Research focus is on quantum properties of molecular nanostructures and the exploitation of such properties for formulating new nanomaterials with uses in molecular photonic devices (MPDs) and/or chemical sensors.  In our studies, small groupings of molecules (principally, so-called molecular aggregates) serve as the active agents.  For MPDs the same types of photonic/optoelectronic applications as systems derived from epitaxially prepared inorganic semiconductor superlattices or conjugated organic polymers are anticipated.  For chemical sensor applications, our aim is to form robust and highly manipulable new nanomaterials with unique spectral properties for chemical sensing purposes.

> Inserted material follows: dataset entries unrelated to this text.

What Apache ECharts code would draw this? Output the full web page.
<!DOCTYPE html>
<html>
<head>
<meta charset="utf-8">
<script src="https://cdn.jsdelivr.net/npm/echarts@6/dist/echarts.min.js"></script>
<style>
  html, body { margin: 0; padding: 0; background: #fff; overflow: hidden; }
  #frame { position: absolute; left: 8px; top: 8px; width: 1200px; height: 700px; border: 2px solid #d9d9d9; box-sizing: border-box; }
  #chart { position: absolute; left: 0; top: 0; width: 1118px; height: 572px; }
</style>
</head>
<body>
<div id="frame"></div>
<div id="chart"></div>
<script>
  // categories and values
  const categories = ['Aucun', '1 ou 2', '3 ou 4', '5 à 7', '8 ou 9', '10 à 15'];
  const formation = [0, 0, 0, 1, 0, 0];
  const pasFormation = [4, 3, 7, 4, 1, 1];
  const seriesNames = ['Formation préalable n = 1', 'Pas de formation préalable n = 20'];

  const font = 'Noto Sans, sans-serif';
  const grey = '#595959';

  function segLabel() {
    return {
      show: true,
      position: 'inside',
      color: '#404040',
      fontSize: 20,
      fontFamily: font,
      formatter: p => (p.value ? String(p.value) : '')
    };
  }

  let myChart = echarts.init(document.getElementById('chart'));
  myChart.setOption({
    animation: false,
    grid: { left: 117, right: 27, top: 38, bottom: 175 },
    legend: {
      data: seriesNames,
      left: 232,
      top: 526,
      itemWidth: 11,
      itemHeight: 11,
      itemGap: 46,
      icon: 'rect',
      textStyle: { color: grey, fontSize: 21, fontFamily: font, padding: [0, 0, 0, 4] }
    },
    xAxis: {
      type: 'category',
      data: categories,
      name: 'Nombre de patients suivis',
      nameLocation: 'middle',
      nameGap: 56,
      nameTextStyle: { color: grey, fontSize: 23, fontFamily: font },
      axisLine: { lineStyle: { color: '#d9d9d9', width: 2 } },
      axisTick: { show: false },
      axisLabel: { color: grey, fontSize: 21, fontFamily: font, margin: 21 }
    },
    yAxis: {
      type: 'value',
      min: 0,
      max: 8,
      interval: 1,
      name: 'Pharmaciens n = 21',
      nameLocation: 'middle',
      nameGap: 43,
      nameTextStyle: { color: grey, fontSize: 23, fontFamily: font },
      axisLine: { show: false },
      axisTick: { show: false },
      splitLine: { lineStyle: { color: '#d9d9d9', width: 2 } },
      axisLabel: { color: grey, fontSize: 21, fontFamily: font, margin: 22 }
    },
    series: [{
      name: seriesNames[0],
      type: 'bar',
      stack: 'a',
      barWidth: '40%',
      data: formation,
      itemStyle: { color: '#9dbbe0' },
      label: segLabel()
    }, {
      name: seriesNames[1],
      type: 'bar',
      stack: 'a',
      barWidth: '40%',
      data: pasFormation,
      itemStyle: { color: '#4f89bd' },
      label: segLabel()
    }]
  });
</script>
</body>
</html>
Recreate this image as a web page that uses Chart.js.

Research conducted involve: (1) spectroscopic and dynamical investigations of spontaneous and nonlinear laser Raman scattering by monomeric and aggregated molecules on metallic, semiconductor, vesicle surfaces and encapsulated within mesoporous materials; (2) syntheses of semiconductor and magnetic oxide nanoparticles and nanorods within mesoporous aluminosilicates and silicates; (3) fabrication of carbon nanotubes within various matrices; (4) excited state dynamics and determination of photophysical parameters for cyanine dyes and donor-acceptor systems that involve electron-transfer reactions; (5) Raman investigations of porphyrins in solution or adsorbed onto surfaces; (6) spectroscopic studies of biological tissues and herbs; and (7) quantum chemical calculations of porphyrins and dye molecules.